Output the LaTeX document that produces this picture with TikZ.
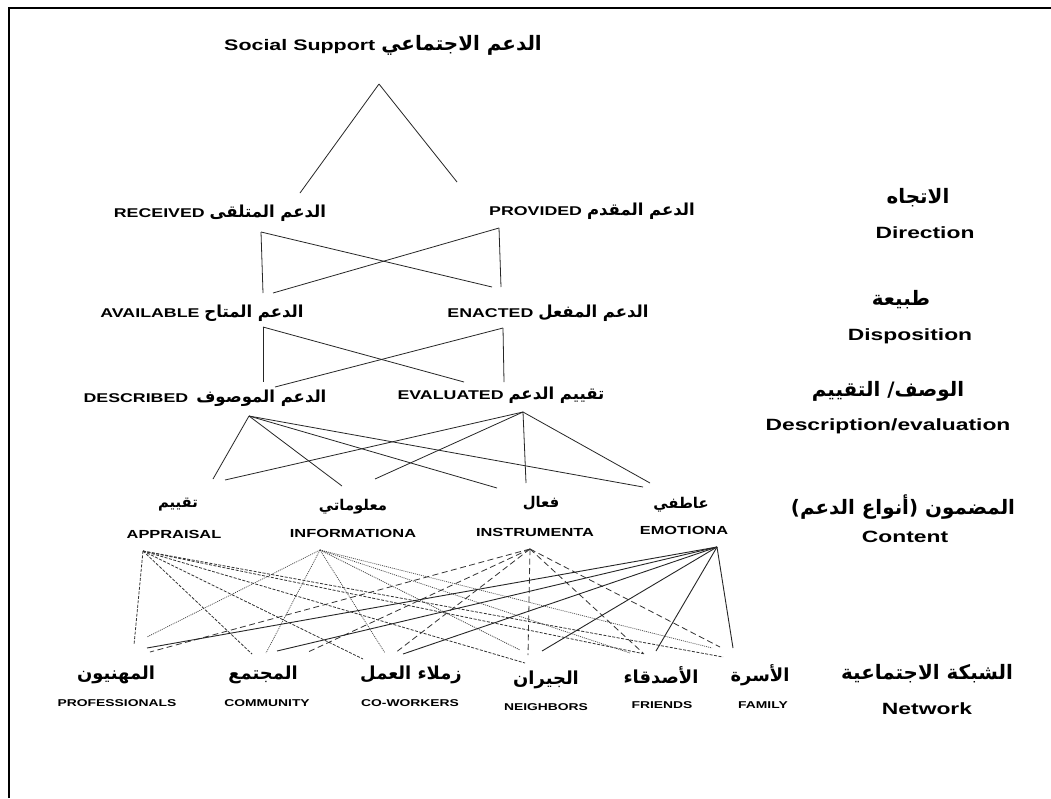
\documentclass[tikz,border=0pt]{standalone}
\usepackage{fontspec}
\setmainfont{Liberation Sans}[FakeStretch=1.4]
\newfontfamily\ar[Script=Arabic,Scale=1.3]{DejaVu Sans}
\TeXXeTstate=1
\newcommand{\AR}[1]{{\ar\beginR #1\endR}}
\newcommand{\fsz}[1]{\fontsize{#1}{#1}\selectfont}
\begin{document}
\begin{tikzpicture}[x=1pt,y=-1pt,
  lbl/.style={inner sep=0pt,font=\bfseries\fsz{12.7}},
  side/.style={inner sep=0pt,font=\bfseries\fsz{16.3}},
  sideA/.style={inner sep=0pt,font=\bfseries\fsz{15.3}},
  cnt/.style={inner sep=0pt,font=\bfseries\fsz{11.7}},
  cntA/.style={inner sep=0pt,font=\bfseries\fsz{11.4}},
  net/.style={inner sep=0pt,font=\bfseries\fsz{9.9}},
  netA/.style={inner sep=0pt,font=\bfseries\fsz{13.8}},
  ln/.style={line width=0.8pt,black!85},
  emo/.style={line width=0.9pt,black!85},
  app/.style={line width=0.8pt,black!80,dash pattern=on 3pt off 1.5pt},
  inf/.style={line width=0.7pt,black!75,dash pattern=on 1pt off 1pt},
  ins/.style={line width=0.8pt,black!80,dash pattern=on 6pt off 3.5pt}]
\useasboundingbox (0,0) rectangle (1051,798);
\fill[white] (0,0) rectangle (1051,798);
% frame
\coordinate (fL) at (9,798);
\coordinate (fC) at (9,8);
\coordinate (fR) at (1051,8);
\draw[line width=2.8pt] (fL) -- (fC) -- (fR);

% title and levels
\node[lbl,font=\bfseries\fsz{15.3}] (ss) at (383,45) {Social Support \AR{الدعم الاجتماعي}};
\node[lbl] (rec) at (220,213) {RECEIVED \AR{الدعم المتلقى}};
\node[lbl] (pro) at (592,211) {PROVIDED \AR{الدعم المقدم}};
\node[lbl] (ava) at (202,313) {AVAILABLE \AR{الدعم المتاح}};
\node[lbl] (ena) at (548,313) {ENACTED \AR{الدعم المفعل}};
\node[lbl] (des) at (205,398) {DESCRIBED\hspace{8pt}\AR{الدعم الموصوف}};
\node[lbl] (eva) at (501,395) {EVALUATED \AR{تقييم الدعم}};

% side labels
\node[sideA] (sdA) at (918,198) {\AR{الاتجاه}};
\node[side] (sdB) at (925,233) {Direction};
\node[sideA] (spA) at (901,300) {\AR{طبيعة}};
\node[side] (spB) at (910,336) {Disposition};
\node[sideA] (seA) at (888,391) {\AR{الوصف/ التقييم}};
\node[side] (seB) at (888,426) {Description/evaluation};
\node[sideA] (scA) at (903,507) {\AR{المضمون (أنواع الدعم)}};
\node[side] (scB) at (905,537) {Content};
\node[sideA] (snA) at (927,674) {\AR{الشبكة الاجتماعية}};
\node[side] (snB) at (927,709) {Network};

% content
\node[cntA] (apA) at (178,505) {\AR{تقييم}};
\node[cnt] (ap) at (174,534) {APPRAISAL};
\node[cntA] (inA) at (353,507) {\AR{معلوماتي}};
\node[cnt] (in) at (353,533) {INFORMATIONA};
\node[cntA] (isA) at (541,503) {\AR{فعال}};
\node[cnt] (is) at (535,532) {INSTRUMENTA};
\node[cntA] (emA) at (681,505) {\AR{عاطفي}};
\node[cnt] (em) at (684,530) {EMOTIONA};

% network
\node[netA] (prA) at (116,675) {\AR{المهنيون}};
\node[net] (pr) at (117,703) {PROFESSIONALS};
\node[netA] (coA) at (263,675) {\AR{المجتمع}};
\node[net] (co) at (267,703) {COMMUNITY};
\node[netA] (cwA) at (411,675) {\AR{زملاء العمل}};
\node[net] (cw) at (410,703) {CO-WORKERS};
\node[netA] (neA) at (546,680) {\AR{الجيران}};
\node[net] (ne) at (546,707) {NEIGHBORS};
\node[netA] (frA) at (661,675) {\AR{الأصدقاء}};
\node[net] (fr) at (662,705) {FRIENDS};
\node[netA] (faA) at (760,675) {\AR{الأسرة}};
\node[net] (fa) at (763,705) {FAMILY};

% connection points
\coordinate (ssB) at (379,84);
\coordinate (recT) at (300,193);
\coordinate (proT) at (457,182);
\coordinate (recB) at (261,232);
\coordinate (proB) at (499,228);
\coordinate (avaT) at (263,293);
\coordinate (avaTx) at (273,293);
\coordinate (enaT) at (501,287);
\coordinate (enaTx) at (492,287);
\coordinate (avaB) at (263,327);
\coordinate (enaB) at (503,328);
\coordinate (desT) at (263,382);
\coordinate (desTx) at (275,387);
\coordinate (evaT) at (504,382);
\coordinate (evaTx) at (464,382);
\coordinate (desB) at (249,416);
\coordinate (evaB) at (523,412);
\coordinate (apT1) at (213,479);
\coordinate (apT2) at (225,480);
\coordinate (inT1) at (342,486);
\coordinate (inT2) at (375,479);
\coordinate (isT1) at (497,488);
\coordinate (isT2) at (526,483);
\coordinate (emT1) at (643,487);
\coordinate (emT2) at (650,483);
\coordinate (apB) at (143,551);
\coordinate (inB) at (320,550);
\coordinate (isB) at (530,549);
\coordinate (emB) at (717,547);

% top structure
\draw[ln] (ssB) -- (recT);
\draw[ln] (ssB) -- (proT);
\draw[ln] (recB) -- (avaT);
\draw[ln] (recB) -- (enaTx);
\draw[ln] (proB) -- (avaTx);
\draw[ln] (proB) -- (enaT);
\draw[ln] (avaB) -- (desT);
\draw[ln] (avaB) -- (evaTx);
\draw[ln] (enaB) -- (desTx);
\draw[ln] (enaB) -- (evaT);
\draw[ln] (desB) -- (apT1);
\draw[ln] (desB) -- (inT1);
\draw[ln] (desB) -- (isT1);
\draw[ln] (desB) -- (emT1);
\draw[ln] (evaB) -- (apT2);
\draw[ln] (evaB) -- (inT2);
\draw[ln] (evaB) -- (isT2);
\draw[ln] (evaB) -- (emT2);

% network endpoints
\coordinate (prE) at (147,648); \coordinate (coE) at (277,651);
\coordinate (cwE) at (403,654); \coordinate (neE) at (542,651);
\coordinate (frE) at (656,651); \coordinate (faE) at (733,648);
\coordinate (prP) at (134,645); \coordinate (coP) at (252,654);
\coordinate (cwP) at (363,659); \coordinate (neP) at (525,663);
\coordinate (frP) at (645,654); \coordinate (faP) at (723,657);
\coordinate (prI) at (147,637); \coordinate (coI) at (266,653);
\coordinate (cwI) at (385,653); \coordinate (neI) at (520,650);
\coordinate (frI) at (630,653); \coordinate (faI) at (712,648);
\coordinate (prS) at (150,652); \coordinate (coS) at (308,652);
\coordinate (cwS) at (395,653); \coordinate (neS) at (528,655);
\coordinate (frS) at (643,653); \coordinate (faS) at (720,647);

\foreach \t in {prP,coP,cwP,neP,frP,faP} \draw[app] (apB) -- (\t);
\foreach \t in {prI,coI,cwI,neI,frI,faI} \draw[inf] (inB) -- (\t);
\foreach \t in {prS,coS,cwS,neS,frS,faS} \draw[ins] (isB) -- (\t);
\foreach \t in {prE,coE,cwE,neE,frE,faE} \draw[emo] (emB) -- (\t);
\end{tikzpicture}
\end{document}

▶ [GIVEN PROBLEM]: Transcribe the preceding listing in its entirety and with exact wording, leaving out pictures.

▶ [EXERCISE ANSWER]:
Output the LaTeX document that produces this picture with TikZ.
\documentclass[tikz,border=0pt]{standalone}
\usepackage{fontspec}
\setmainfont{Liberation Sans}[FakeStretch=1.4]
\newfontfamily\ar[Script=Arabic,Scale=1.3]{DejaVu Sans}
\TeXXeTstate=1
\newcommand{\AR}[1]{{\ar\beginR #1\endR}}
\newcommand{\fsz}[1]{\fontsize{#1}{#1}\selectfont}
\begin{document}
\begin{tikzpicture}[x=1pt,y=-1pt,
  lbl/.style={inner sep=0pt,font=\bfseries\fsz{12.7}},
  side/.style={inner sep=0pt,font=\bfseries\fsz{16.3}},
  sideA/.style={inner sep=0pt,font=\bfseries\fsz{15.3}},
  cnt/.style={inner sep=0pt,font=\bfseries\fsz{11.7}},
  cntA/.style={inner sep=0pt,font=\bfseries\fsz{11.4}},
  net/.style={inner sep=0pt,font=\bfseries\fsz{9.9}},
  netA/.style={inner sep=0pt,font=\bfseries\fsz{13.8}},
  ln/.style={line width=0.8pt,black!85},
  emo/.style={line width=0.9pt,black!85},
  app/.style={line width=0.8pt,black!80,dash pattern=on 3pt off 1.5pt},
  inf/.style={line width=0.7pt,black!75,dash pattern=on 1pt off 1pt},
  ins/.style={line width=0.8pt,black!80,dash pattern=on 6pt off 3.5pt}]
\useasboundingbox (0,0) rectangle (1051,798);
\fill[white] (0,0) rectangle (1051,798);
% frame
\coordinate (fL) at (9,798);
\coordinate (fC) at (9,8);
\coordinate (fR) at (1051,8);
\draw[line width=2.8pt] (fL) -- (fC) -- (fR);

% title and levels
\node[lbl,font=\bfseries\fsz{15.3}] (ss) at (383,45) {Social Support \AR{الدعم الاجتماعي}};
\node[lbl] (rec) at (220,213) {RECEIVED \AR{الدعم المتلقى}};
\node[lbl] (pro) at (592,211) {PROVIDED \AR{الدعم المقدم}};
\node[lbl] (ava) at (202,313) {AVAILABLE \AR{الدعم المتاح}};
\node[lbl] (ena) at (548,313) {ENACTED \AR{الدعم المفعل}};
\node[lbl] (des) at (205,398) {DESCRIBED\hspace{8pt}\AR{الدعم الموصوف}};
\node[lbl] (eva) at (501,395) {EVALUATED \AR{تقييم الدعم}};

% side labels
\node[sideA] (sdA) at (918,198) {\AR{الاتجاه}};
\node[side] (sdB) at (925,233) {Direction};
\node[sideA] (spA) at (901,300) {\AR{طبيعة}};
\node[side] (spB) at (910,336) {Disposition};
\node[sideA] (seA) at (888,391) {\AR{الوصف/ التقييم}};
\node[side] (seB) at (888,426) {Description/evaluation};
\node[sideA] (scA) at (903,507) {\AR{المضمون (أنواع الدعم)}};
\node[side] (scB) at (905,537) {Content};
\node[sideA] (snA) at (927,674) {\AR{الشبكة الاجتماعية}};
\node[side] (snB) at (927,709) {Network};

% content
\node[cntA] (apA) at (178,505) {\AR{تقييم}};
\node[cnt] (ap) at (174,534) {APPRAISAL};
\node[cntA] (inA) at (353,507) {\AR{معلوماتي}};
\node[cnt] (in) at (353,533) {INFORMATIONA};
\node[cntA] (isA) at (541,503) {\AR{فعال}};
\node[cnt] (is) at (535,532) {INSTRUMENTA};
\node[cntA] (emA) at (681,505) {\AR{عاطفي}};
\node[cnt] (em) at (684,530) {EMOTIONA};

% network
\node[netA] (prA) at (116,675) {\AR{المهنيون}};
\node[net] (pr) at (117,703) {PROFESSIONALS};
\node[netA] (coA) at (263,675) {\AR{المجتمع}};
\node[net] (co) at (267,703) {COMMUNITY};
\node[netA] (cwA) at (411,675) {\AR{زملاء العمل}};
\node[net] (cw) at (410,703) {CO-WORKERS};
\node[netA] (neA) at (546,680) {\AR{الجيران}};
\node[net] (ne) at (546,707) {NEIGHBORS};
\node[netA] (frA) at (661,675) {\AR{الأصدقاء}};
\node[net] (fr) at (662,705) {FRIENDS};
\node[netA] (faA) at (760,675) {\AR{الأسرة}};
\node[net] (fa) at (763,705) {FAMILY};

% connection points
\coordinate (ssB) at (379,84);
\coordinate (recT) at (300,193);
\coordinate (proT) at (457,182);
\coordinate (recB) at (261,232);
\coordinate (proB) at (499,228);
\coordinate (avaT) at (263,293);
\coordinate (avaTx) at (273,293);
\coordinate (enaT) at (501,287);
\coordinate (enaTx) at (492,287);
\coordinate (avaB) at (263,327);
\coordinate (enaB) at (503,328);
\coordinate (desT) at (263,382);
\coordinate (desTx) at (275,387);
\coordinate (evaT) at (504,382);
\coordinate (evaTx) at (464,382);
\coordinate (desB) at (249,416);
\coordinate (evaB) at (523,412);
\coordinate (apT1) at (213,479);
\coordinate (apT2) at (225,480);
\coordinate (inT1) at (342,486);
\coordinate (inT2) at (375,479);
\coordinate (isT1) at (497,488);
\coordinate (isT2) at (526,483);
\coordinate (emT1) at (643,487);
\coordinate (emT2) at (650,483);
\coordinate (apB) at (143,551);
\coordinate (inB) at (320,550);
\coordinate (isB) at (530,549);
\coordinate (emB) at (717,547);

% top structure
\draw[ln] (ssB) -- (recT);
\draw[ln] (ssB) -- (proT);
\draw[ln] (recB) -- (avaT);
\draw[ln] (recB) -- (enaTx);
\draw[ln] (proB) -- (avaTx);
\draw[ln] (proB) -- (enaT);
\draw[ln] (avaB) -- (desT);
\draw[ln] (avaB) -- (evaTx);
\draw[ln] (enaB) -- (desTx);
\draw[ln] (enaB) -- (evaT);
\draw[ln] (desB) -- (apT1);
\draw[ln] (desB) -- (inT1);
\draw[ln] (desB) -- (isT1);
\draw[ln] (desB) -- (emT1);
\draw[ln] (evaB) -- (apT2);
\draw[ln] (evaB) -- (inT2);
\draw[ln] (evaB) -- (isT2);
\draw[ln] (evaB) -- (emT2);

% network endpoints
\coordinate (prE) at (147,648); \coordinate (coE) at (277,651);
\coordinate (cwE) at (403,654); \coordinate (neE) at (542,651);
\coordinate (frE) at (656,651); \coordinate (faE) at (733,648);
\coordinate (prP) at (134,645); \coordinate (coP) at (252,654);
\coordinate (cwP) at (363,659); \coordinate (neP) at (525,663);
\coordinate (frP) at (645,654); \coordinate (faP) at (723,657);
\coordinate (prI) at (147,637); \coordinate (coI) at (266,653);
\coordinate (cwI) at (385,653); \coordinate (neI) at (520,650);
\coordinate (frI) at (630,653); \coordinate (faI) at (712,648);
\coordinate (prS) at (150,652); \coordinate (coS) at (308,652);
\coordinate (cwS) at (395,653); \coordinate (neS) at (528,655);
\coordinate (frS) at (643,653); \coordinate (faS) at (720,647);

\foreach \t in {prP,coP,cwP,neP,frP,faP} \draw[app] (apB) -- (\t);
\foreach \t in {prI,coI,cwI,neI,frI,faI} \draw[inf] (inB) -- (\t);
\foreach \t in {prS,coS,cwS,neS,frS,faS} \draw[ins] (isB) -- (\t);
\foreach \t in {prE,coE,cwE,neE,frE,faE} \draw[emo] (emB) -- (\t);
\end{tikzpicture}
\end{document}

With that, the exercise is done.